Multiple of real numbers with only $0$'s and $1$'s in the integer part
Solution 1:
If we allow $n$ to be an arbitrary integer (and $x$ be positive), then the answer is positive.
Imitating the case where $x$ is a fraction we consider the numbers $a_1=1, a_2=11, a_3=111, ... $. Let $r_1,r_2,r_3, ...$ be the remainders when the $a_i$ are divided by $x$ (i.e. $a_j=n_j*x+r_j$ where $n_j$ are integers and $0 \le r_j<x$).
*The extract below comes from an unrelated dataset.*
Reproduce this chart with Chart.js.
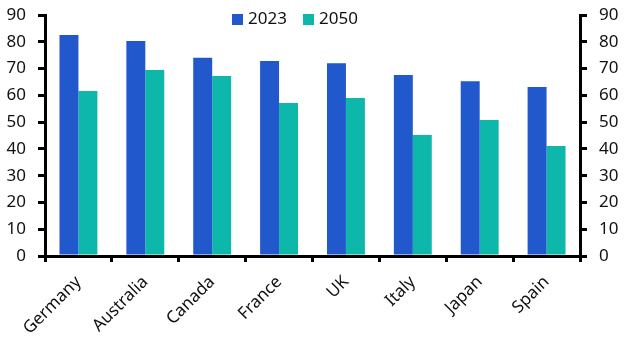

If $i>[x]+1,$ then the distance between some remainders $r_k, r_l$ $(1 \le k<l<=i)$ is smaller than 1. As $|r_l - r_k|<1,$ then $a_k-a_l=(n_k-n_l)*x+r_k- r_l$ with $a_k-a_l$ having only 0's and 1's as digits in its decimal expansion and $-1<r_k-r_l<1.$ Hence $[(n_k-n_l)*x] = a_k-a_l$ if $r_k \le r_l$ and $[(n_k-n_l)*x] = a_k-a_l-1 = -111...10000...0001$ if $r_k > r_l.$
However, this answers your question if $x<0$ as $[(n_k-n_l)*z]=[(n_l-n_k)*(-z)]$ for $z>0$ and $n_l-n_k>0.$
My guess is that you are mainly interested in the case where $n$ is a natural number and $x>0.$